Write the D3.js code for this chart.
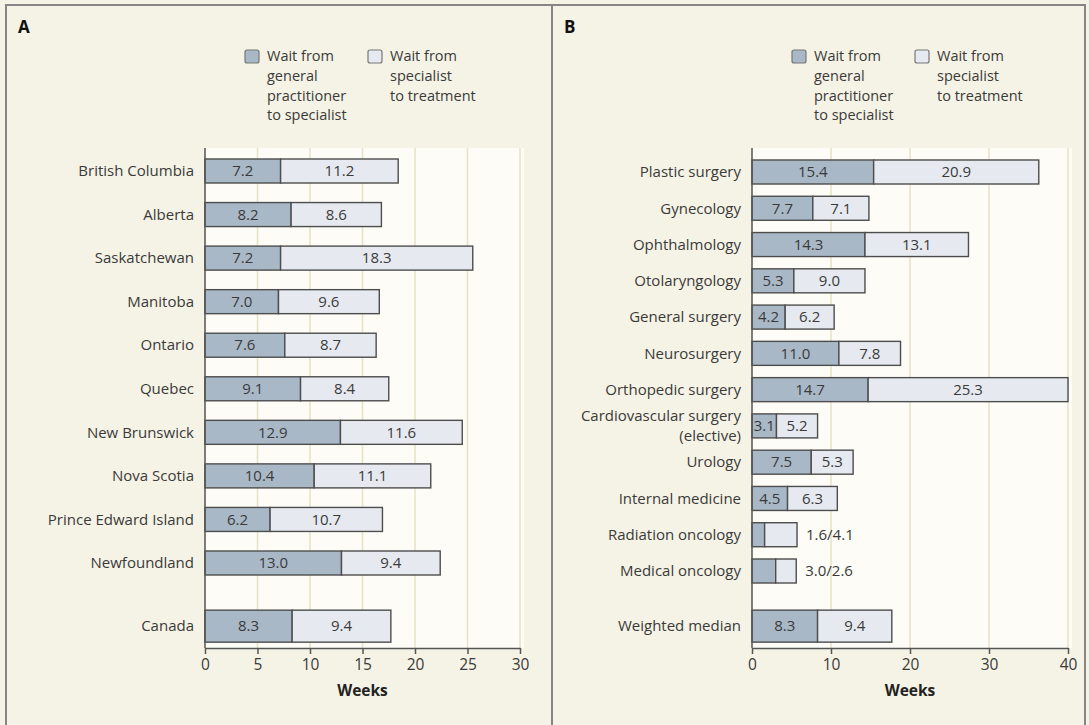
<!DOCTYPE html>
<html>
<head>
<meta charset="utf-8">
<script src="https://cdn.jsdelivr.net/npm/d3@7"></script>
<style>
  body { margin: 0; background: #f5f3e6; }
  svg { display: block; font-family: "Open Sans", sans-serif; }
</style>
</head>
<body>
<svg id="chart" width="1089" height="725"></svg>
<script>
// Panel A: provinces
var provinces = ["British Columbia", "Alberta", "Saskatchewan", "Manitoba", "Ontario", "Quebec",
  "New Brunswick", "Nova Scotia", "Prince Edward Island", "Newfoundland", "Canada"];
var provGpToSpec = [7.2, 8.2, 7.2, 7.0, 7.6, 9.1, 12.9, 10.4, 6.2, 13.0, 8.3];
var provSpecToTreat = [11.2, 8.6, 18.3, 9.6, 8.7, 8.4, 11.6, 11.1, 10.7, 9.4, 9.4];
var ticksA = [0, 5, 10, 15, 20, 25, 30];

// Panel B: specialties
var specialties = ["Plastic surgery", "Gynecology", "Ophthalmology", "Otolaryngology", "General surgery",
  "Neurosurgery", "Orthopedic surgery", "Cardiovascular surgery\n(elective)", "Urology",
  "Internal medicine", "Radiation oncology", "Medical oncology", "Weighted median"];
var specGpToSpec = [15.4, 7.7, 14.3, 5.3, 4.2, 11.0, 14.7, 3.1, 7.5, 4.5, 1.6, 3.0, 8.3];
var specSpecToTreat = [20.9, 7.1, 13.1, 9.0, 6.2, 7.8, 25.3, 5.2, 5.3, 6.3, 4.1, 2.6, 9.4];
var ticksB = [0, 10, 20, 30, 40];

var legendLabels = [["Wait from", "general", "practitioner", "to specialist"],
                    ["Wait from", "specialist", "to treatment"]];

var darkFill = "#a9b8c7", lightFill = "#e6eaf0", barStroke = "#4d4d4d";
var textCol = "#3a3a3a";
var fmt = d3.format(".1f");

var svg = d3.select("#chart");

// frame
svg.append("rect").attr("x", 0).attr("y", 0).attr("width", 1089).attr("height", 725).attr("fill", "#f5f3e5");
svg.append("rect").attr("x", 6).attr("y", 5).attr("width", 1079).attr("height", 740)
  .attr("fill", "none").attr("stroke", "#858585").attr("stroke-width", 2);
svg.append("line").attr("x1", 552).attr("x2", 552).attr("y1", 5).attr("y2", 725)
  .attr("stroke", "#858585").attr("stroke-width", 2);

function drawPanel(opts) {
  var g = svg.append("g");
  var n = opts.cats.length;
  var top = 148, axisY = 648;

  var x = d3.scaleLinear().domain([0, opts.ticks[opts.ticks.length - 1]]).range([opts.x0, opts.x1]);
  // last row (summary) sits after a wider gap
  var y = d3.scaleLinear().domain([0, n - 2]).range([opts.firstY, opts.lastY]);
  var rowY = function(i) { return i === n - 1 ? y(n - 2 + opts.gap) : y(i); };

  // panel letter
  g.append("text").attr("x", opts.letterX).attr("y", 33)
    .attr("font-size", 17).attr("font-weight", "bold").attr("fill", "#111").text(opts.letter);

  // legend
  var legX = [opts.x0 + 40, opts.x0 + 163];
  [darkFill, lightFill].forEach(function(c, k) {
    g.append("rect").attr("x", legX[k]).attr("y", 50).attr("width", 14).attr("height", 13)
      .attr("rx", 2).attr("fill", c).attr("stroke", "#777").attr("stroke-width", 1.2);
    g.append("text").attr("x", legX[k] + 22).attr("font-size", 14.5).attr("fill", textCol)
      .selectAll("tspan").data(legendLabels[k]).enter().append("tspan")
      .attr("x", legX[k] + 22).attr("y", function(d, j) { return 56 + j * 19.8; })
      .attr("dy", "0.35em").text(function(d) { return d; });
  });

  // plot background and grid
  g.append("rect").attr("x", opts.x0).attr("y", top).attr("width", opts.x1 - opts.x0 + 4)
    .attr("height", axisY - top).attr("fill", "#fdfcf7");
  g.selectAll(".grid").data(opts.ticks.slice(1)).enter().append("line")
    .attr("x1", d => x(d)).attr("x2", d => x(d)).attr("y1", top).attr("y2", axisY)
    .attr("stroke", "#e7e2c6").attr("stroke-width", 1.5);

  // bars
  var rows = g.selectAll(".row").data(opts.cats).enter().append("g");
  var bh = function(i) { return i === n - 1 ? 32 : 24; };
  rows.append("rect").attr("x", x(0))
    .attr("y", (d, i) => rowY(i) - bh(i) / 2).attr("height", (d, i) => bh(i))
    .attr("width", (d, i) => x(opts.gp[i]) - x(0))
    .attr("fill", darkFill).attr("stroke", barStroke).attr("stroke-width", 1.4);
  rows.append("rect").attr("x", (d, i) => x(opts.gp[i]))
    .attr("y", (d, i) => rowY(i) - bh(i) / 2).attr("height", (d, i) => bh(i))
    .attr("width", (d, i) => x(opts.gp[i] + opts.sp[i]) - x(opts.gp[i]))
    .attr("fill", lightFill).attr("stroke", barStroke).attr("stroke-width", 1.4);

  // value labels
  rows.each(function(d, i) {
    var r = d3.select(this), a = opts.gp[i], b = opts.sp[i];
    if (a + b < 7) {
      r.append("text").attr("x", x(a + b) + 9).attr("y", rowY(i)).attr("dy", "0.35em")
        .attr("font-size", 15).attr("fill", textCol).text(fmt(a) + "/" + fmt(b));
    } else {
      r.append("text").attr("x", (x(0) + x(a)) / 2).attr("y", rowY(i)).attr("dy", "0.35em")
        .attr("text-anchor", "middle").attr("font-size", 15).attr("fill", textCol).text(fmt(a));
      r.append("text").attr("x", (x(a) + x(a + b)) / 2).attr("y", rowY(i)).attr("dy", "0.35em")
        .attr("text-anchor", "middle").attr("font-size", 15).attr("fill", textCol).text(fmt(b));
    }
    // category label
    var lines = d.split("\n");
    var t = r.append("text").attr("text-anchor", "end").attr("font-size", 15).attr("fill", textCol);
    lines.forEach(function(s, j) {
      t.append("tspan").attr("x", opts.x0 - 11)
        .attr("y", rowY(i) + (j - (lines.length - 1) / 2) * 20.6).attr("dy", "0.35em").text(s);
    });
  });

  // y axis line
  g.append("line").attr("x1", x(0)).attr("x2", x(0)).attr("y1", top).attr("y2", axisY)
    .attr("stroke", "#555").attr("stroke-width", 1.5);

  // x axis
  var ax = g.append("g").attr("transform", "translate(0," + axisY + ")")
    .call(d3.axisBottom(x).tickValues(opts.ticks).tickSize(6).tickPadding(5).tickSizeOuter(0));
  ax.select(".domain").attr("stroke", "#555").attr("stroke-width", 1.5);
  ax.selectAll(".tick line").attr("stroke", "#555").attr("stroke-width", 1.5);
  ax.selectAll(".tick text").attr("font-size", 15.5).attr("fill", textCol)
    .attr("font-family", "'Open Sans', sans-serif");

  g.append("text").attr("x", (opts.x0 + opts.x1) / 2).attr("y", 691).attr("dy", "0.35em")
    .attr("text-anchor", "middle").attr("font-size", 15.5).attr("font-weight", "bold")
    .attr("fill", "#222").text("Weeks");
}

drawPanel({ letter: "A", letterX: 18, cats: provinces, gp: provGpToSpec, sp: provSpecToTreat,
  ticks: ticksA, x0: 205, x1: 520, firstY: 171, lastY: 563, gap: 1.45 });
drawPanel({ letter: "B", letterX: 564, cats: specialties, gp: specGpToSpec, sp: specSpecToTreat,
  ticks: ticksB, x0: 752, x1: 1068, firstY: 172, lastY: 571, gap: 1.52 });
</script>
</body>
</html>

▶ [WHAT TO WORK ON]:
Pictures in the data above should not be copied; transcribe everything else exactly.

▶ [RESPONSE]:
Write the D3.js code for this chart.
<!DOCTYPE html>
<html>
<head>
<meta charset="utf-8">
<script src="https://cdn.jsdelivr.net/npm/d3@7"></script>
<style>
  body { margin: 0; background: #f5f3e6; }
  svg { display: block; font-family: "Open Sans", sans-serif; }
</style>
</head>
<body>
<svg id="chart" width="1089" height="725"></svg>
<script>
// Panel A: provinces
var provinces = ["British Columbia", "Alberta", "Saskatchewan", "Manitoba", "Ontario", "Quebec",
  "New Brunswick", "Nova Scotia", "Prince Edward Island", "Newfoundland", "Canada"];
var provGpToSpec = [7.2, 8.2, 7.2, 7.0, 7.6, 9.1, 12.9, 10.4, 6.2, 13.0, 8.3];
var provSpecToTreat = [11.2, 8.6, 18.3, 9.6, 8.7, 8.4, 11.6, 11.1, 10.7, 9.4, 9.4];
var ticksA = [0, 5, 10, 15, 20, 25, 30];

// Panel B: specialties
var specialties = ["Plastic surgery", "Gynecology", "Ophthalmology", "Otolaryngology", "General surgery",
  "Neurosurgery", "Orthopedic surgery", "Cardiovascular surgery\n(elective)", "Urology",
  "Internal medicine", "Radiation oncology", "Medical oncology", "Weighted median"];
var specGpToSpec = [15.4, 7.7, 14.3, 5.3, 4.2, 11.0, 14.7, 3.1, 7.5, 4.5, 1.6, 3.0, 8.3];
var specSpecToTreat = [20.9, 7.1, 13.1, 9.0, 6.2, 7.8, 25.3, 5.2, 5.3, 6.3, 4.1, 2.6, 9.4];
var ticksB = [0, 10, 20, 30, 40];

var legendLabels = [["Wait from", "general", "practitioner", "to specialist"],
                    ["Wait from", "specialist", "to treatment"]];

var darkFill = "#a9b8c7", lightFill = "#e6eaf0", barStroke = "#4d4d4d";
var textCol = "#3a3a3a";
var fmt = d3.format(".1f");

var svg = d3.select("#chart");

// frame
svg.append("rect").attr("x", 0).attr("y", 0).attr("width", 1089).attr("height", 725).attr("fill", "#f5f3e5");
svg.append("rect").attr("x", 6).attr("y", 5).attr("width", 1079).attr("height", 740)
  .attr("fill", "none").attr("stroke", "#858585").attr("stroke-width", 2);
svg.append("line").attr("x1", 552).attr("x2", 552).attr("y1", 5).attr("y2", 725)
  .attr("stroke", "#858585").attr("stroke-width", 2);

function drawPanel(opts) {
  var g = svg.append("g");
  var n = opts.cats.length;
  var top = 148, axisY = 648;

  var x = d3.scaleLinear().domain([0, opts.ticks[opts.ticks.length - 1]]).range([opts.x0, opts.x1]);
  // last row (summary) sits after a wider gap
  var y = d3.scaleLinear().domain([0, n - 2]).range([opts.firstY, opts.lastY]);
  var rowY = function(i) { return i === n - 1 ? y(n - 2 + opts.gap) : y(i); };

  // panel letter
  g.append("text").attr("x", opts.letterX).attr("y", 33)
    .attr("font-size", 17).attr("font-weight", "bold").attr("fill", "#111").text(opts.letter);

  // legend
  var legX = [opts.x0 + 40, opts.x0 + 163];
  [darkFill, lightFill].forEach(function(c, k) {
    g.append("rect").attr("x", legX[k]).attr("y", 50).attr("width", 14).attr("height", 13)
      .attr("rx", 2).attr("fill", c).attr("stroke", "#777").attr("stroke-width", 1.2);
    g.append("text").attr("x", legX[k] + 22).attr("font-size", 14.5).attr("fill", textCol)
      .selectAll("tspan").data(legendLabels[k]).enter().append("tspan")
      .attr("x", legX[k] + 22).attr("y", function(d, j) { return 56 + j * 19.8; })
      .attr("dy", "0.35em").text(function(d) { return d; });
  });

  // plot background and grid
  g.append("rect").attr("x", opts.x0).attr("y", top).attr("width", opts.x1 - opts.x0 + 4)
    .attr("height", axisY - top).attr("fill", "#fdfcf7");
  g.selectAll(".grid").data(opts.ticks.slice(1)).enter().append("line")
    .attr("x1", d => x(d)).attr("x2", d => x(d)).attr("y1", top).attr("y2", axisY)
    .attr("stroke", "#e7e2c6").attr("stroke-width", 1.5);

  // bars
  var rows = g.selectAll(".row").data(opts.cats).enter().append("g");
  var bh = function(i) { return i === n - 1 ? 32 : 24; };
  rows.append("rect").attr("x", x(0))
    .attr("y", (d, i) => rowY(i) - bh(i) / 2).attr("height", (d, i) => bh(i))
    .attr("width", (d, i) => x(opts.gp[i]) - x(0))
    .attr("fill", darkFill).attr("stroke", barStroke).attr("stroke-width", 1.4);
  rows.append("rect").attr("x", (d, i) => x(opts.gp[i]))
    .attr("y", (d, i) => rowY(i) - bh(i) / 2).attr("height", (d, i) => bh(i))
    .attr("width", (d, i) => x(opts.gp[i] + opts.sp[i]) - x(opts.gp[i]))
    .attr("fill", lightFill).attr("stroke", barStroke).attr("stroke-width", 1.4);

  // value labels
  rows.each(function(d, i) {
    var r = d3.select(this), a = opts.gp[i], b = opts.sp[i];
    if (a + b < 7) {
      r.append("text").attr("x", x(a + b) + 9).attr("y", rowY(i)).attr("dy", "0.35em")
        .attr("font-size", 15).attr("fill", textCol).text(fmt(a) + "/" + fmt(b));
    } else {
      r.append("text").attr("x", (x(0) + x(a)) / 2).attr("y", rowY(i)).attr("dy", "0.35em")
        .attr("text-anchor", "middle").attr("font-size", 15).attr("fill", textCol).text(fmt(a));
      r.append("text").attr("x", (x(a) + x(a + b)) / 2).attr("y", rowY(i)).attr("dy", "0.35em")
        .attr("text-anchor", "middle").attr("font-size", 15).attr("fill", textCol).text(fmt(b));
    }
    // category label
    var lines = d.split("\n");
    var t = r.append("text").attr("text-anchor", "end").attr("font-size", 15).attr("fill", textCol);
    lines.forEach(function(s, j) {
      t.append("tspan").attr("x", opts.x0 - 11)
        .attr("y", rowY(i) + (j - (lines.length - 1) / 2) * 20.6).attr("dy", "0.35em").text(s);
    });
  });

  // y axis line
  g.append("line").attr("x1", x(0)).attr("x2", x(0)).attr("y1", top).attr("y2", axisY)
    .attr("stroke", "#555").attr("stroke-width", 1.5);

  // x axis
  var ax = g.append("g").attr("transform", "translate(0," + axisY + ")")
    .call(d3.axisBottom(x).tickValues(opts.ticks).tickSize(6).tickPadding(5).tickSizeOuter(0));
  ax.select(".domain").attr("stroke", "#555").attr("stroke-width", 1.5);
  ax.selectAll(".tick line").attr("stroke", "#555").attr("stroke-width", 1.5);
  ax.selectAll(".tick text").attr("font-size", 15.5).attr("fill", textCol)
    .attr("font-family", "'Open Sans', sans-serif");

  g.append("text").attr("x", (opts.x0 + opts.x1) / 2).attr("y", 691).attr("dy", "0.35em")
    .attr("text-anchor", "middle").attr("font-size", 15.5).attr("font-weight", "bold")
    .attr("fill", "#222").text("Weeks");
}

drawPanel({ letter: "A", letterX: 18, cats: provinces, gp: provGpToSpec, sp: provSpecToTreat,
  ticks: ticksA, x0: 205, x1: 520, firstY: 171, lastY: 563, gap: 1.45 });
drawPanel({ letter: "B", letterX: 564, cats: specialties, gp: specGpToSpec, sp: specSpecToTreat,
  ticks: ticksB, x0: 752, x1: 1068, firstY: 172, lastY: 571, gap: 1.52 });
</script>
</body>
</html>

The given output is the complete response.